On the face of it, this looks like a distress signal. Reed Elsevier is understood to be organising a consortium of banks to lend more than £750m to the successful buyer of its trade magazine arm Reed Business Information. RBI as a whole is expected to sell for up to £1.25bn.
Real world translation: Imagine that you are selling your house. This is the equivalent of getting a bank to write a mortgage for your buyer. As part of the deal, you agree to pay the buyer’s mortgage arrangement fee.
So what does this tell us? Juliette Garside of the Telegraph interprets it as a tactic designed to keep bidders focused on making one big transaction.
Reed Elsevier, it seems, has been facing ‘widespread pressure’to break up its sprawling portfolio of 100-plus publications.

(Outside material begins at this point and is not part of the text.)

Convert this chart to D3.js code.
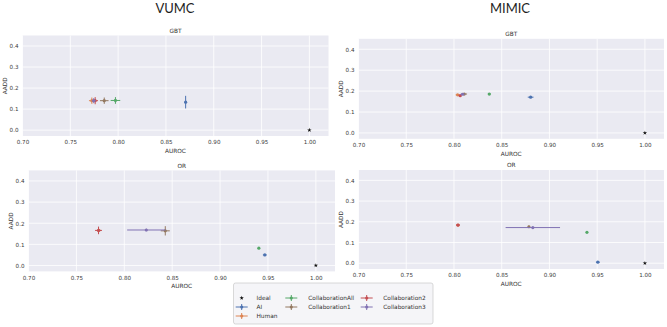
<!DOCTYPE html>
<html lang="en">
<head>
  <meta charset="UTF-8">
  <title>AUROC vs AADD</title>
  <style>
    body { margin: 0; background: #fff; }
    svg { display: block; font-family: "DejaVu Sans", sans-serif; }
    .tick-label { font-size: 5.6px; fill: #3a3a3a; }
    .axis-label { font-size: 5.8px; fill: #333; }
    .big-title { font-family: Lato, "Noto Sans", sans-serif; font-size: 13px; fill: #1e1e1e; }
  </style>
</head>
<body>
<svg width="667" height="327"></svg>

<script src="https://d3js.org/d3.v7.min.js"></script>
<script>
  const svg = d3.select("svg");

  // series in legend / draw order
  const seriesNames = ["Ideal", "AI", "Human", "CollaborationAll", "Collaboration1", "Collaboration2", "Collaboration3"];
  const seriesColors = ["#111111", "#4C72B0", "#DD8452", "#55A868", "#937860", "#C44E52", "#8172B3"];

  const xTicks = [0.70, 0.75, 0.80, 0.85, 0.90, 0.95, 1.00];
  const yTicks = [0.0, 0.1, 0.2, 0.3, 0.4];

  // VUMC - GBT
  const vumcGbtAuroc    = [1.0, 0.8706, 0.7725, 0.7972, 0.7855, 0.7760, 0.7745];
  const vumcGbtAadd     = [0.0, 0.133, 0.140, 0.141, 0.140, 0.140, 0.140];
  const vumcGbtAurocErr = [0, 0.001, 0.003, 0.005, 0.0045, 0.003, 0.002];
  const vumcGbtAaddErr  = [0, 0.030, 0.015, 0.016, 0.015, 0.017, 0.012];

  // MIMIC - GBT
  const mimicGbtAuroc    = [1.0, 0.8803, 0.8038, 0.8370, 0.8107, 0.8065, 0.8090];
  const mimicGbtAadd     = [0.0, 0.171, 0.182, 0.186, 0.186, 0.178, 0.185];
  const mimicGbtAurocErr = [0, 0.003, 0.002, 0.0015, 0.003, 0.0015, 0.002];
  const mimicGbtAaddErr  = [0, 0.003, 0.004, 0.004, 0.002, 0.003, 0.002];

  // VUMC - OR
  const vumcOrAuroc    = [1.0, 0.9467, 0.7735, 0.9405, 0.8428, 0.7731, 0.8230];
  const vumcOrAadd     = [0.0, 0.050, 0.166, 0.082, 0.164, 0.166, 0.168];
  const vumcOrAurocErr = [0, 0.002, 0.002, 0.001, 0.0047, 0.0036, 0.020];
  const vumcOrAaddErr  = [0, 0.003, 0.005, 0.003, 0.022, 0.018, 0.006];

  // MIMIC - OR
  const mimicOrAuroc    = [1.0, 0.9507, 0.8042, 0.9393, 0.8785, 0.8042, 0.8826];
  const mimicOrAadd     = [0.0, 0.005, 0.184, 0.149, 0.176, 0.184, 0.172];
  const mimicOrAurocErr = [0, 0.002, 0.002, 0.001, 0.001, 0.002, 0.0285];
  const mimicOrAaddErr  = [0, 0.003, 0.004, 0.003, 0.006, 0.003, 0.003];

  const xDomain = [0.70, 1.02];
  const yDomain = [-0.028, 0.45];

  // panel layout (pixel boxes)
  const panels = [
    { title: "GBT", left: 22.5, top: 35.5, w: 306, h: 100.5,
      x: vumcGbtAuroc, y: vumcGbtAadd, xe: vumcGbtAurocErr, ye: vumcGbtAaddErr },
    { title: "GBT", left: 358.5, top: 38.8, w: 305.5, h: 100,
      x: mimicGbtAuroc, y: mimicGbtAadd, xe: mimicGbtAurocErr, ye: mimicGbtAaddErr },
    { title: "OR", left: 28.5, top: 170.4, w: 306.5, h: 101,
      x: vumcOrAuroc, y: vumcOrAadd, xe: vumcOrAurocErr, ye: vumcOrAaddErr },
    { title: "OR", left: 358.5, top: 170, w: 305.5, h: 99,
      x: mimicOrAuroc, y: mimicOrAadd, xe: mimicOrAurocErr, ye: mimicOrAaddErr }
  ];

  // big dataset titles
  svg.append("text").attr("class", "big-title").attr("x", 175).attr("y", 12.5)
    .attr("text-anchor", "middle").text("VUMC");
  svg.append("text").attr("class", "big-title").attr("x", 510).attr("y", 12.5)
    .attr("text-anchor", "middle").text("MIMIC");

  const star = d3.symbol().type(d3.symbolStar).size(6);

  panels.forEach(p => {
    const x = d3.scaleLinear().domain(xDomain).range([p.left, p.left + p.w]);
    const y = d3.scaleLinear().domain(yDomain).range([p.top + p.h, p.top]);
    const g = svg.append("g");

    g.append("rect")
      .attr("x", p.left).attr("y", p.top)
      .attr("width", p.w).attr("height", p.h)
      .attr("fill", "#EAEAF2");

    // grid
    g.selectAll(".vg").data(xTicks).enter().append("line")
      .attr("x1", d => x(d)).attr("x2", d => x(d))
      .attr("y1", p.top).attr("y2", p.top + p.h)
      .attr("stroke", "#fff").attr("stroke-width", 0.8);
    g.selectAll(".hg").data(yTicks).enter().append("line")
      .attr("y1", d => y(d)).attr("y2", d => y(d))
      .attr("x1", p.left).attr("x2", p.left + p.w)
      .attr("stroke", "#fff").attr("stroke-width", 0.8);

    // axes (labels only)
    const xAxis = g.append("g")
      .attr("transform", `translate(0,${p.top + p.h})`)
      .call(d3.axisBottom(x).tickValues(xTicks).tickFormat(d3.format(".2f")).tickSize(0).tickPadding(4.5));
    const yAxis = g.append("g")
      .attr("transform", `translate(${p.left},0)`)
      .call(d3.axisLeft(y).tickValues(yTicks).tickFormat(d3.format(".1f")).tickSize(0).tickPadding(4));
    [xAxis, yAxis].forEach(a => {
      a.select(".domain").remove();
      a.selectAll("text").attr("class", "tick-label").attr("fill", null)
        .style("font-family", "DejaVu Sans, sans-serif");
      a.attr("font-size", null).attr("font-family", null);
    });

    g.append("text").attr("class", "axis-label")
      .attr("x", p.left + p.w / 2).attr("y", p.top - 2.8)
      .attr("text-anchor", "middle").text(p.title);
    g.append("text").attr("class", "axis-label")
      .attr("x", p.left + p.w / 2).attr("y", p.top + p.h + 17)
      .attr("text-anchor", "middle").text("AUROC");
    g.append("text").attr("class", "axis-label")
      .attr("transform", `translate(${p.left - 15.5},${p.top + p.h / 2}) rotate(-90)`)
      .attr("text-anchor", "middle").text("AADD");

    // points with error bars
    seriesNames.forEach((name, i) => {
      const cx = x(p.x[i]), cy = y(p.y[i]);
      const c = seriesColors[i];
      if (name === "Ideal") {
        g.append("path").attr("d", star).attr("transform", `translate(${cx},${cy})`).attr("fill", c);
        return;
      }
      g.append("line")
        .attr("x1", x(p.x[i] - p.xe[i])).attr("x2", x(p.x[i] + p.xe[i]))
        .attr("y1", cy).attr("y2", cy)
        .attr("stroke", c).attr("stroke-width", 1);
      g.append("line")
        .attr("x1", cx).attr("x2", cx)
        .attr("y1", y(p.y[i] - p.ye[i])).attr("y2", y(p.y[i] + p.ye[i]))
        .attr("stroke", c).attr("stroke-width", 1);
      g.append("circle").attr("cx", cx).attr("cy", cy).attr("r", 1.6).attr("fill", c);
    });
  });

  // legend
  const legendCols = [
    { mx: 241.7, tx: 256.5, items: [0, 1, 2] },
    { mx: 291.3, tx: 308.3, items: [3, 4] },
    { mx: 366.7, tx: 383.3, items: [5, 6] }
  ];
  const rowY = [298, 307, 316];
  const lg = svg.append("g");
  lg.append("rect")
    .attr("x", 233.5).attr("y", 283).attr("width", 199.5).attr("height", 41)
    .attr("rx", 2).attr("fill", "#f5f5f8").attr("stroke", "#c8c8c8").attr("stroke-width", 0.7);

  legendCols.forEach(col => {
    col.items.forEach((i, r) => {
      const yy = rowY[r];
      const c = seriesColors[i];
      if (seriesNames[i] === "Ideal") {
        lg.append("path").attr("d", star).attr("transform", `translate(${col.mx},${yy})`).attr("fill", c);
      } else {
        lg.append("line").attr("x1", col.mx - 6).attr("x2", col.mx + 6)
          .attr("y1", yy).attr("y2", yy).attr("stroke", c).attr("stroke-width", 1);
        lg.append("line").attr("x1", col.mx).attr("x2", col.mx)
          .attr("y1", yy - 3).attr("y2", yy + 3).attr("stroke", c).attr("stroke-width", 1);
        lg.append("circle").attr("cx", col.mx).attr("cy", yy).attr("r", 1.6).attr("fill", c);
      }
      lg.append("text").attr("class", "axis-label")
        .attr("x", col.tx).attr("y", yy + 2)
        .text(seriesNames[i]);
    });
  });
</script>
</body>
</html>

The underlying assumption? That there are bidders out there which could bid for the lot, but won’t. So they need a bit of prodding.

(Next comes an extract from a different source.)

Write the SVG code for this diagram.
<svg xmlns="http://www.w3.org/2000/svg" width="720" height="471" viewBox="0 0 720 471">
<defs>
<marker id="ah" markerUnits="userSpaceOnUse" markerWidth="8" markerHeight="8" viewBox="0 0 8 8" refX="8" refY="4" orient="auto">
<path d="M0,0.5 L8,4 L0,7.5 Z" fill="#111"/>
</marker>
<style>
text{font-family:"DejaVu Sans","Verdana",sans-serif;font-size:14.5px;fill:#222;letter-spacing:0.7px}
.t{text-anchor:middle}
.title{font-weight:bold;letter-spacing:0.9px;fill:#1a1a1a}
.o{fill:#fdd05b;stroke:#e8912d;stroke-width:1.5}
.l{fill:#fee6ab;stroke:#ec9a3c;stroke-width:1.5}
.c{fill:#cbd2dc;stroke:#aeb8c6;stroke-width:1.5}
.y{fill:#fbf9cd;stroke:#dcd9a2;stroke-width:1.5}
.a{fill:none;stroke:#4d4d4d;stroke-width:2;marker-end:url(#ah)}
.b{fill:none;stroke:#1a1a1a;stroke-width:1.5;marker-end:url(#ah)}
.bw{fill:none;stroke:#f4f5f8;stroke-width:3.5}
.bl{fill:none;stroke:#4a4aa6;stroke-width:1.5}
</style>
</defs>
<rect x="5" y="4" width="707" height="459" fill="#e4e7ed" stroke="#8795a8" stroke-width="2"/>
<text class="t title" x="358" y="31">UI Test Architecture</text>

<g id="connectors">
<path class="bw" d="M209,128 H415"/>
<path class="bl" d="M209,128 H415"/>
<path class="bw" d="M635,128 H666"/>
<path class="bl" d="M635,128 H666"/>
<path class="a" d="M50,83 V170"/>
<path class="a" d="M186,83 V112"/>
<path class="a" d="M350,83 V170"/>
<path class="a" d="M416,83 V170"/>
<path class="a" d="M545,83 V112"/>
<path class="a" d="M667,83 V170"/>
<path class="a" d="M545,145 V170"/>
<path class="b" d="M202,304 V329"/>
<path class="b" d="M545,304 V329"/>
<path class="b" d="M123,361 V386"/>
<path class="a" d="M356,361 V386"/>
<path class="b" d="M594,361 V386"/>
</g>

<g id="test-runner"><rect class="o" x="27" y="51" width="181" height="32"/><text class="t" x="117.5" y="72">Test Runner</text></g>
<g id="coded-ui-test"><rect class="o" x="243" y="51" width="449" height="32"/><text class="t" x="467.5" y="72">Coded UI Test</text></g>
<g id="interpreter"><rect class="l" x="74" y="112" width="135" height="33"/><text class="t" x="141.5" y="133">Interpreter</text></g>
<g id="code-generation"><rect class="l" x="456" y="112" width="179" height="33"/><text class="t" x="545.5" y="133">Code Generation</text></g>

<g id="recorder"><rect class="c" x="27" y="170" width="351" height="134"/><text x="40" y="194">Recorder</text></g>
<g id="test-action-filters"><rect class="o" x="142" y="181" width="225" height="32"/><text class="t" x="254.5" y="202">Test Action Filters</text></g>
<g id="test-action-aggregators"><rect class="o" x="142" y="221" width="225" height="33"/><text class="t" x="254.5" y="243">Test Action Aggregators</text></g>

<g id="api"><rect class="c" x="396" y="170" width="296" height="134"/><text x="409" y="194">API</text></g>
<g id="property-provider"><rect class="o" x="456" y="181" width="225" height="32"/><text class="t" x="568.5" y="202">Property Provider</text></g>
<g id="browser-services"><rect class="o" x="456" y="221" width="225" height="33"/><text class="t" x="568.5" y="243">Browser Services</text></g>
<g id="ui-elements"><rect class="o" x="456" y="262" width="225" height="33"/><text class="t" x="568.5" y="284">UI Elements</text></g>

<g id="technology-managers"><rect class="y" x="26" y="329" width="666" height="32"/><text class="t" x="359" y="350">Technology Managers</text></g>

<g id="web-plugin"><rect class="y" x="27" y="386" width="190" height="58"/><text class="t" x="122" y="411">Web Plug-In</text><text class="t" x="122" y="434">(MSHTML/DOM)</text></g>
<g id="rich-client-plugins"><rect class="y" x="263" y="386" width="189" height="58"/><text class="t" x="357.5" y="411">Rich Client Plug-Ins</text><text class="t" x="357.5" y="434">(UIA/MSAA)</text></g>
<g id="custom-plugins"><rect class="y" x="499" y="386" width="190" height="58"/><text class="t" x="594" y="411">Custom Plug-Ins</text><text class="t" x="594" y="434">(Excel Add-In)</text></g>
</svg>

The literature suggests that Reed Elsevier might be most interested in prodding trade (or ‘strategic”) buyers – in other words other media corporations. It’s likely that these trade buyers are the ones agitating fora staged break-up of the group setting up debt financing for buyers like this can also be interpreted as a fairly assertive way of laying out your expectations on price – particularly in a market where sources of finance are constrained.
The key question here is whether Reed Elsevier’s own balance sheet will still be implicated in the structure of the deal after it’s done.
This really would be a signal that the sale isn’t proceeding smoothly. But Reed Elsevier would have been forced to warn its shareholders if that were the case. And that hasn’t happened.
Bottom line: What we’re seeing is Reed Elsevier bending over backwards to make this sale happen on its terms.